Civil (Estoppel): CATRON V. CITIZENS UNION BANK (COA 9/1/2006)

CATRON V. CITIZENS UNION BANK
CIVIL PROCEDURE:  Summary judgment (genuine issue of material fact);
CONTRACTS:  Course of dealing and estoppel; waiver of notice 
2005-CA-001420
PUBLISHED – AFFIRMING (BUCKINGHAM) 
DATE RENDERED: 9/1/2006

Stephen B. Catron appeals from a summary judgment in favor of Citizens Union Bank. Over a period of about one year, the Bank accepted several late loan payments on a promissory note executed by Catron. The Bank hired legal counsel to collect the principal amount on the note with interest and late charges after Catron again defaulted on his monthly payment. The Bank subsequently discovered that shortly after executing the note, Catron had the shares he pledged as collateral reissued in his name.

The trial court entered summary judgment in favor of the Bank, and it subsequently denied Catron’s motion to alter, amend, or vacate. On appeal, Catron argues that issues of fact exist for trial regarding the course of dealing established by the Bank’s notices of default and acceptance of late payments and that issues of fact exist about whether the Bank agreed to reinstate his loan for $8,524.80, as he claims, or for $10,000, as the Bank claims.  He further argued the terms of the promissory note are unconscionable and against public policy.

COA disagreed, affirmed the lower court since Catron had received notice of the terms of the loan agreement, his reliance on Howard v. Motorists Mut. Ins. Co., 955 S.W.2d 525 (Ky. 1997) is misplaced. Therefore, there is no genuine issue of fact as to whether or not a course of dealing between Catron and the Bank was established by the Bank’s acceptance of late payments and past practice of notifying Catron before considering his account in default.

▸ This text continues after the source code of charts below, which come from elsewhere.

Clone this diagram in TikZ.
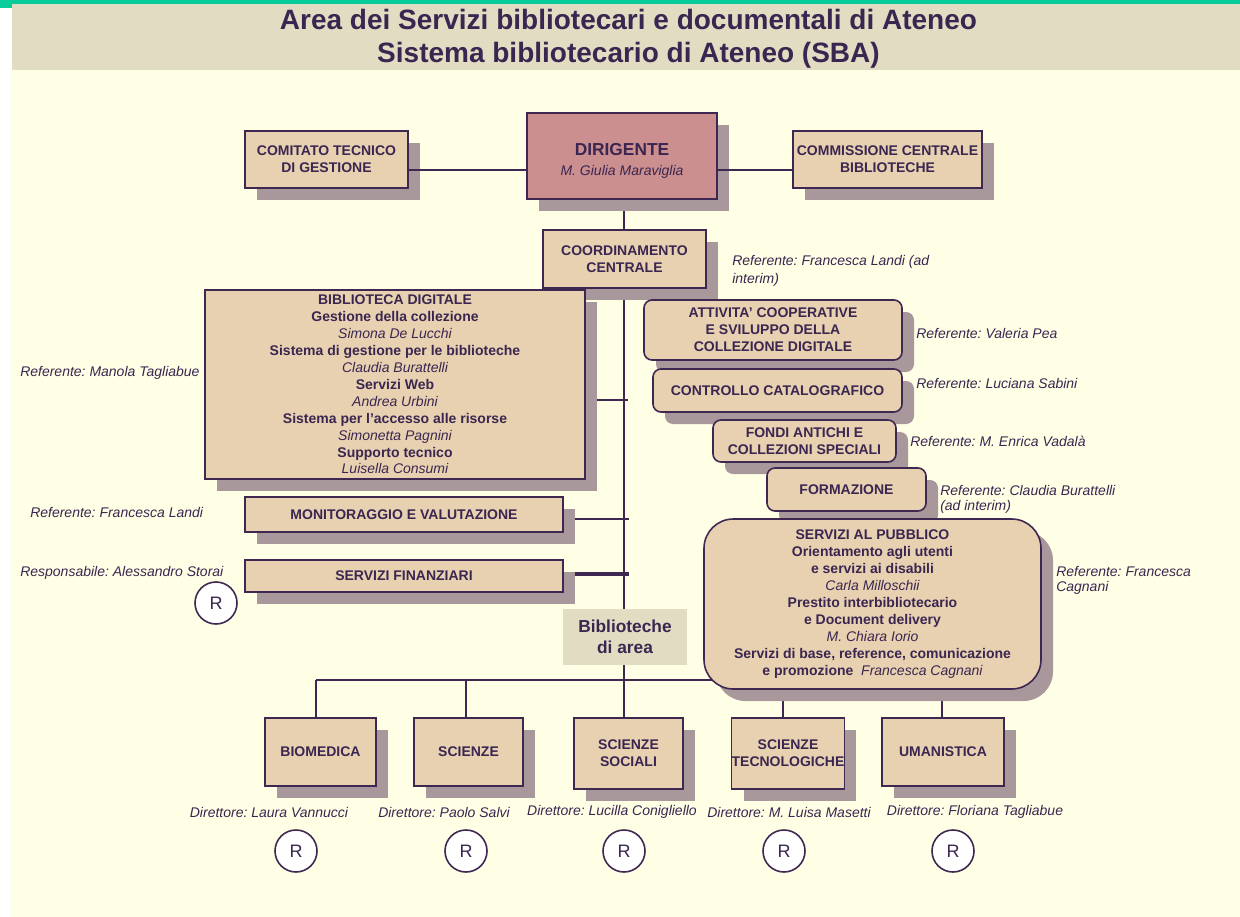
\documentclass[tikz,border=0pt]{standalone}
\usepackage{fontspec}
\setmainfont{Liberation Sans}
\frenchspacing
\usetikzlibrary{shadows,calc}
\definecolor{pagec}{HTML}{FFFFE6}
\definecolor{bandc}{HTML}{E2DDC2}
\definecolor{greenc}{HTML}{08CC9A}
\definecolor{boxc}{HTML}{E8D1B1}
\definecolor{shadc}{HTML}{A8979B}
\definecolor{bordc}{HTML}{3E2852}
\definecolor{txtc}{HTML}{3A2650}
\definecolor{dirc}{HTML}{CC8F90}
\pgfdeclarelayer{bg}
\pgfdeclarelayer{lines}
\pgfsetlayers{bg,lines,main}
\tikzset{
  mw/.style={minimum width=0.75*#1pt},
  mh/.style={minimum height=0.75*#1pt},
  base/.style={draw=bordc, line width=1.2pt, fill=boxc, text=txtc,
    font=\fontsize{10.5}{12.75}\selectfont\bfseries, align=center, inner sep=0pt,
    drop shadow={shadow xshift=9pt, shadow yshift=-9pt, fill=shadc, opacity=1}},
  rbox/.style={base, rounded corners=6pt},
  lbl/.style={text=txtc, font=\fontsize{10.5}{11.25}\selectfont\itshape, inner sep=0pt, align=left},
  dlbl/.style={text=txtc, font=\fontsize{10.5}{11.25}\selectfont\itshape, inner sep=0pt, align=center},
  rcirc/.style={circle, draw=bordc, line width=1.2pt, fill=white, minimum size=31.5pt,
    inner sep=0pt, text=txtc, font=\fontsize{13.5}{15}\selectfont},
  conn/.style={draw=bordc, line width=1.8pt},
}
\newcommand\nmit{\mdseries\itshape}
\begin{document}
\begin{tikzpicture}[x=0.75pt,y=-0.75pt]
\useasboundingbox (0,0) rectangle (1240,917);
\begin{pgfonlayer}{bg}
  \fill[white] (0,0) rectangle (1240,917);
  \fill[pagec] (11,70) rectangle (1240,917);
  \fill[bandc] (12,4) rectangle (1240,70);
  \fill[greenc] (0,0) rectangle (1240,4);
  \fill[greenc] (0,0) rectangle (12,8);
\end{pgfonlayer}
% title
\node[text=txtc, font=\fontsize{21}{24.75}\selectfont\bfseries, align=center] (title) at (628.5,39)
  {Area dei Servizi bibliotecari e documentali di Ateneo\\Sistema bibliotecario di Ateneo (SBA)};
% top row
\node[base, mw=163, mh=57] (com) at (326.5,159.5) {COMITATO TECNICO\\DI GESTIONE};
\node[base, mw=190, mh=86, fill=dirc] (dir) at (622,156) {};
\node[text=txtc, align=center, inner sep=0pt, font=\fontsize{10.5}{15}\selectfont] (dirtxt) at (622,161)
  {{\fontsize{13}{15}\selectfont\bfseries DIRIGENTE}\\{\itshape M. Giulia Maraviglia}};
\node[base, mw=189, mh=57] (comm) at (887.5,159.5) {COMMISSIONE CENTRALE\\BIBLIOTECHE};
% coordinamento
\node[base, mw=163, mh=58] (coord) at (624.5,259) {COORDINAMENTO\\CENTRALE};
\node[lbl, anchor=west, font=\fontsize{10.5}{13.5}\selectfont\itshape] (lcoord) at (732,271) {Referente: Francesca Landi (ad\\interim)};
% biblioteca digitale
\node[base, mw=380, mh=189, font=\fontsize{10.5}{12.7}\selectfont\bfseries] (bibdig) at (395,384.5)
  {BIBLIOTECA DIGITALE\\Gestione della collezione\\{\nmit Simona De Lucchi}\\Sistema di gestione per le biblioteche\\{\nmit Claudia Burattelli}\\Servizi Web\\{\nmit Andrea Urbini}\\Sistema per l'accesso alle risorse\\{\nmit Simonetta Pagnini}\\Supporto tecnico\\{\nmit Luisella Consumi}};
\node[lbl, anchor=west] (lbibdig) at (20,373) {Referente: Manola Tagliabue};
% monitoraggio, finanziari
\node[base, mw=318, mh=35] (mon) at (404,514.5) {MONITORAGGIO E VALUTAZIONE};
\node[lbl, anchor=west] (lmon) at (30,512) {Referente: Francesca Landi};
\node[base, mw=318, mh=32] (fin) at (404,576) {SERVIZI FINANZIARI};
\node[lbl, anchor=west] (lfin) at (20,573) {Responsabile: Alessandro Storai};
\node[rcirc] (rfin) at (216,603) {R};
% right column
\node[rbox, mw=258, mh=60] (att) at (773,330) {ATTIVITA' COOPERATIVE\\E SVILUPPO DELLA\\COLLEZIONE DIGITALE};
\node[lbl, anchor=west] (latt) at (916,333) {Referente: Valeria Pea};
\node[rbox, mw=249, mh=43] (cat) at (777.5,390.5) {CONTROLLO CATALOGRAFICO};
\node[lbl, anchor=west] (lcat) at (916,383) {Referente: Luciana Sabini};
\node[rbox, mw=183, mh=42] (fondi) at (804.5,441) {FONDI ANTICHI E\\COLLEZIONI SPECIALI};
\node[lbl, anchor=west] (lfondi) at (910,441) {Referente: M. Enrica Vadalà};
\node[rbox, mw=159, mh=43] (form) at (846.5,489.5) {FORMAZIONE};
\node[lbl, anchor=west] (lform) at (940,499.5) {Referente: Claudia Burattelli\\(ad interim)};
% biblioteche di area label
\node[fill=bandc, mw=124, mh=56, inner sep=0pt, align=center, text=txtc,
  font=\fontsize{13}{15.75}\selectfont\bfseries] (bib) at (625,637) {Biblioteche\\di area};
% bottom boxes
\node[base, mw=111, mh=68] (biomed) at (320.5,752) {BIOMEDICA};
\node[base, mw=109, mh=68] (sci) at (468.5,752) {SCIENZE};
\node[base, mw=109, mh=71] (scisoc) at (628.5,753.5) {SCIENZE\\SOCIALI};
\node[base, mw=110, mh=71] (scitec) at (788,753.5) {SCIENZE\\TECNOLOGICHE};
\node[base, mw=122, mh=68] (uman) at (943,752) {UMANISTICA};
% servizi al pubblico
\node[base, rounded corners=22pt, mw=337, mh=170, font=\fontsize{10.5}{12.7}\selectfont\bfseries] (sap) at (872.5,604)
  {SERVIZI AL PUBBLICO\\Orientamento agli utenti\\e servizi ai disabili\\{\nmit Carla Milloschii}\\Prestito interbibliotecario\\e Document delivery\\{\nmit M. Chiara Iorio}\\Servizi di base, reference, comunicazione\\e promozione~~{\nmit Francesca Cagnani}};
\node[lbl, anchor=west] (lsap) at (1056,580.5) {Referente: Francesca\\Cagnani};
% directors
\node[dlbl] (dbiomed) at (269,812) {Direttore: Laura Vannucci};
\node[dlbl] (dsci) at (444,812) {Direttore: Paolo Salvi};
\node[dlbl] (dscisoc) at (612,812) {Direttore: Lucilla Conigliello};
\node[dlbl] (dscitec) at (789,812) {Direttore: M. Luisa Masetti};
\node[dlbl] (duman) at (975,812) {Direttore: Floriana Tagliabue};
\node[rcirc] (r1) at (296,851) {R};
\node[rcirc] (r2) at (466,851) {R};
\node[rcirc] (r3) at (624,851) {R};
\node[rcirc] (r4) at (784,851) {R};
\node[rcirc] (r5) at (953,851) {R};
% connectors
\coordinate (spinetop) at (624,199);
\coordinate (hl) at (316,680);
\coordinate (hr) at (942,680);
\coordinate (hsci) at (466,680);
\coordinate (htec) at (783,680);
\draw[conn] (com.east |- 0,170) -- (dir.west |- 0,170);
\draw[conn] (dir.east |- 0,170) -- (comm.west |- 0,170);
\begin{pgfonlayer}{lines}
  \draw[conn] (spinetop) -- (spinetop |- scisoc.north);
  \draw[conn] (bibdig.east |- 0,400) -- (628,400);
  \draw[conn] (mon.east |- 0,519) -- (629,519);
  \draw[conn, line width=2.6pt] (fin.east |- 0,574) -- (629,574);
  \draw[conn] (hl) -- (hr);
  \draw[conn] (hl) -- (hl |- biomed.north);
  \draw[conn] (hsci) -- (hsci |- sci.north);
  \draw[conn] (htec) -- (htec |- scitec.north);
  \draw[conn] (hr) -- (hr |- uman.north);
\end{pgfonlayer}
\end{tikzpicture}
\end{document}
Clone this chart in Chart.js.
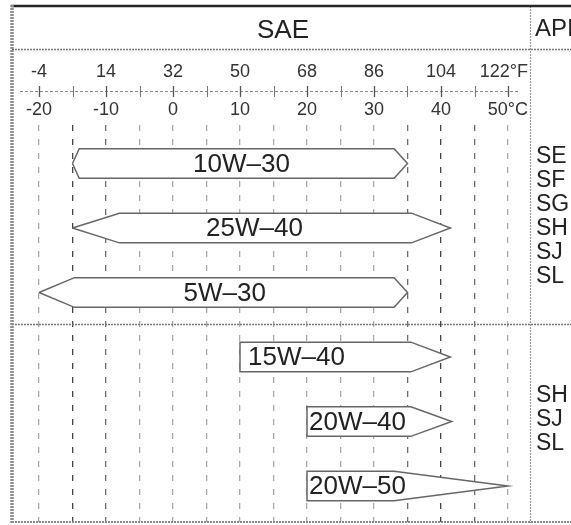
<!DOCTYPE html>
<html><head><meta charset="utf-8">
<script src="https://cdn.jsdelivr.net/npm/chart.js@4.4.1/dist/chart.umd.min.js"></script>
<style>html,body{margin:0;padding:0;background:#fff;}#wrap{width:571px;height:525px;position:relative;}</style>
</head><body><div id="wrap"><canvas id="c" width="571" height="525"></canvas></div>
<script>
// ---- data ----
const grades   = ['10W–30', '25W–40', '5W–30', '15W–40', '20W–40', '20W–50'];
const minTemp  = [-15, -15, -20, 10, 20, 20];      // °C, left tip
const minFlat  = [-14, -8, -14.7, 10, 20, 20];     // °C, where the full-width band begins
const maxFlat  = [33, 35.6, 33, 35.5, 35.5, 33];   // °C, where the right taper begins
const maxTemp  = [35, 41.4, 35, 41.4, 41.6, 50];   // °C, right tip
const gridTemps  = [-20, -15, -10, -5, 0, 5, 10, 15, 20, 25, 30, 35, 40, 45, 50];
const labelTemps = [-20, -10, 0, 10, 20, 30, 40, 50];
const fLabels  = ['-4', '14', '32', '50', '68', '86', '104', '122°F'];
const cLabels  = ['-20', '-10', '0', '10', '20', '30', '40', '50°C'];
const apiUpper = ['SE', 'SF', 'SG', 'SH', 'SJ', 'SL'];
const apiLower = ['SH', 'SJ', 'SL'];
const headerSAE = 'SAE';
const headerAPI = 'API';

// ---- styles / layout ----
const FONT = '"Liberation Sans", Arial, Helvetica, sans-serif';
const halfH = 0.23;
const labelStyle = [
  {align: 'center', dx: 1.5}, {align: 'center', dx: -7}, {align: 'center', dx: 1.5},
  {align: 'left', dx: 8}, {align: 'left', dx: 2}, {align: 'left', dx: 2}
];
const gridColor = v => (v === -15 || v === 40) ? '#444' : (v === -10 || v === 35 || v === 45) ? '#6e6e6e' : '#a8a8a8';

const datasets = grades.map((g, i) => ({
  label: g,
  data: [
    {x: minTemp[i], y: i},
    {x: minFlat[i], y: i - halfH},
    {x: maxFlat[i], y: i - halfH},
    {x: maxTemp[i], y: i},
    {x: maxFlat[i], y: i + halfH},
    {x: minFlat[i], y: i + halfH},
    {x: minTemp[i], y: i}
  ],
  borderColor: '#666',
  borderWidth: 1.5,
  pointRadius: 0,
  fill: false,
  tension: 0,
  borderJoinStyle: 'miter'
}));

const shapeFill = {
  id: 'shapeFill',
  beforeDatasetDraw(chart, args) {
    const pts = args.meta.data;
    const ctx = chart.ctx;
    ctx.save();
    ctx.beginPath();
    pts.forEach((p, k) => k ? ctx.lineTo(p.x, p.y) : ctx.moveTo(p.x, p.y));
    ctx.closePath();
    ctx.fillStyle = '#fff';
    ctx.fill();
    ctx.restore();
  }
};

const gradeLabels = {
  id: 'gradeLabels',
  afterDatasetsDraw(chart) {
    const ctx = chart.ctx, xs = chart.scales.x, ys = chart.scales.y;
    ctx.save();
    ctx.font = '26px ' + FONT;
    ctx.fillStyle = '#222';
    ctx.textBaseline = 'middle';
    grades.forEach((g, i) => {
      const st = labelStyle[i];
      let px;
      if (st.align === 'center') px = (xs.getPixelForValue(minTemp[i]) + xs.getPixelForValue(maxTemp[i])) / 2;
      else px = xs.getPixelForValue(minFlat[i]);
      ctx.textAlign = st.align;
      ctx.fillText(g, px + st.dx, ys.getPixelForValue(i) + 1);
    });
    ctx.restore();
  }
};

const frame = {
  id: 'frame',
  beforeDraw(chart) {
    const c = chart.ctx; c.save(); c.fillStyle = '#fff'; c.fillRect(0, 0, chart.width, chart.height); c.restore();
  },
  afterDraw(chart) {
    const ctx = chart.ctx, xs = chart.scales.x, ys = chart.scales.y;
    const W = chart.width;
    const divX = 530;
    ctx.save();
    const line = (x1, y1, x2, y2, color, w, dash) => {
      ctx.beginPath(); ctx.strokeStyle = color; ctx.lineWidth = w; ctx.setLineDash(dash || []);
      ctx.moveTo(x1, y1); ctx.lineTo(x2, y2); ctx.stroke();
    };
    // header separator, section divider, bottom border
    line(12, 49.5, W, 49.5, '#777', 1.5, [2, 1]);
    line(12, 324.5, W, 324.5, '#777', 1.5, [2, 1]);
    line(12, 522, W, 522, '#888', 2, [2, 1]);
    // vertical divider SAE / API
    line(divX + 0.5, 6, divX + 0.5, 523, '#999', 1.2, [2, 1]);
    // top and left borders
    line(11, 6, W, 6, '#262626', 2.5);
    line(12, 5, 12, 523, '#8c8c8c', 3.5, [2, 1]);
    // header text
    ctx.setLineDash([]);
    ctx.fillStyle = '#222';
    ctx.font = '26px ' + FONT;
    ctx.textBaseline = 'middle';
    ctx.textAlign = 'center';
    ctx.fillText(headerSAE, 283, 31);
    ctx.font = '24px ' + FONT;
    ctx.textAlign = 'left';
    ctx.fillText(headerAPI, 535, 29);
    // temperature axis line
    line(20, 91.5, 520, 91.5, '#888', 1, [3, 2]);
    gridTemps.forEach(t => {
      const px = Math.round(xs.getPixelForValue(t)) + 0.5;
      const major = labelTemps.includes(t);
      line(px, 86, px, 97, major ? '#555' : '#777', major ? 1.3 : 1);
    });
    ctx.setLineDash([]);
    ctx.font = '18px ' + FONT;
    ctx.fillStyle = '#333';
    ctx.textBaseline = 'middle';
    labelTemps.forEach((t, k) => {
      const px = xs.getPixelForValue(t);
      const last = k === labelTemps.length - 1;
      ctx.textAlign = last ? 'right' : 'center';
      const ax = last ? divX - 2 : px;
      ctx.fillText(fLabels[k], ax, 72);
      ctx.fillText(cLabels[k], ax, 110);
    });
    // API classes
    ctx.font = '23px ' + FONT;
    ctx.fillStyle = '#222';
    ctx.textAlign = 'left';
    const step = 24;
    const upMid = ys.getPixelForValue(1) - 11;
    apiUpper.forEach((s, k) => ctx.fillText(s, 536, upMid + (k - (apiUpper.length - 1) / 2) * step));
    const loMid = ys.getPixelForValue(4) - 2;
    apiLower.forEach((s, k) => ctx.fillText(s, 536, loMid + (k - (apiLower.length - 1) / 2) * step));
    ctx.restore();
  }
};

new Chart(document.getElementById('c'), {
  type: 'line',
  data: {datasets},
  plugins: [frame, shapeFill, gradeLabels],
  options: {
    responsive: false,
    devicePixelRatio: 1,
    animation: false,
    events: [],
    layout: {padding: {top: 125, bottom: 3, left: 0, right: 0}},
    plugins: {legend: {display: false}, tooltip: {enabled: false}},
    scales: {
      x: {
        type: 'linear',
        min: -20 - 39 / 6.7,
        max: -20 + (571 - 39) / 6.7,
        afterBuildTicks: s => { s.ticks = gridTemps.map(v => ({value: v})); },
        ticks: {display: false},
        grid: {
          drawTicks: false,
          color: c => gridColor(c.tick ? c.tick.value : 0),
          lineWidth: 1.3
        },
        border: {display: false, dash: [6, 8]}
      },
      y: {
        type: 'linear',
        reverse: true,
        min: -0.597,
        max: -0.597 + 397 / 64.5,
        display: false
      }
    }
  }
});
</script>
</body></html>
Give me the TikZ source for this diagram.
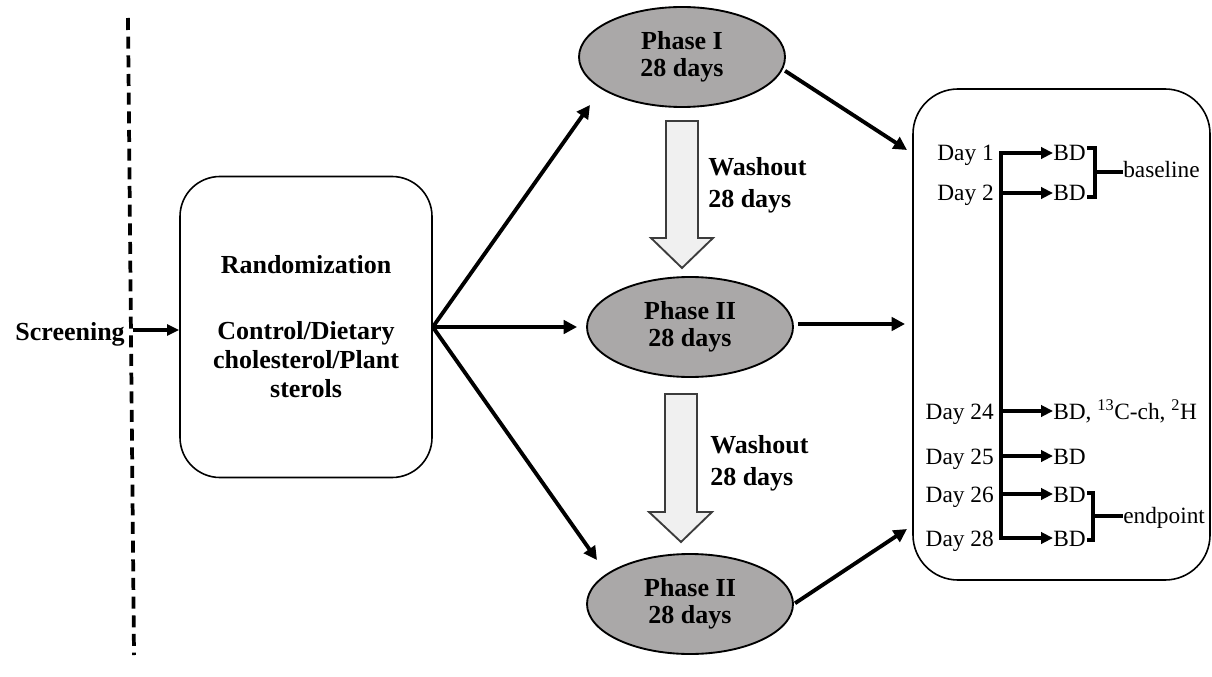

In Howard v. Motorists Mut. Ins. Co., 955 S.W.2d 525 (Ky. 1997), Howard frequently sent late premiums to her insurance company after the policy had expired for failure to pay with Motorists Mutual continuing coverage by issuing a new policy on at least two occasions. Shortly after her policy had again lapsed, Howard sent Motorists Mutual another payment. She was subsequently involved in an automobile accident. Motorists Mutual rejected Howard’s insurance claim and she sued to establish her coverage. The Kentucky Supreme Court held that Motorists Mutual was estopped from denying Howard’s coverage because of its past dealing with her, which gave rise to her reasonable detrimental reliance that her late payment would renew her coverage. Id. at 529.   On the other hand, the Supreme Court in Howard based  its decision in part on the fact that Howard was not given notice of the company’s “frequent lapse” policy, which was an internal practice to deny or terminate coverage after a certain number of lapses. The court stated, “the lack of notice of those practices to Appellant establish the second and third elements of estoppel[.]” Id. at 528.

The Howard case is distinguishable from the present case. Here, Catron executed a promissory note in which he expressly waived notice of default. He also agreed that the Bank could choose to assert its right to accelerate the note even after it accepted late payments. Since Catron received notice of the terms of the loan agreement, his reliance on the Howard case is misplaced. Therefore, there is no genuine issue of fact as to whether or not a course of dealing between Catron and the Bank was established by the Bank’s acceptance of late payments and past practice of notifying Catron before considering his account in default.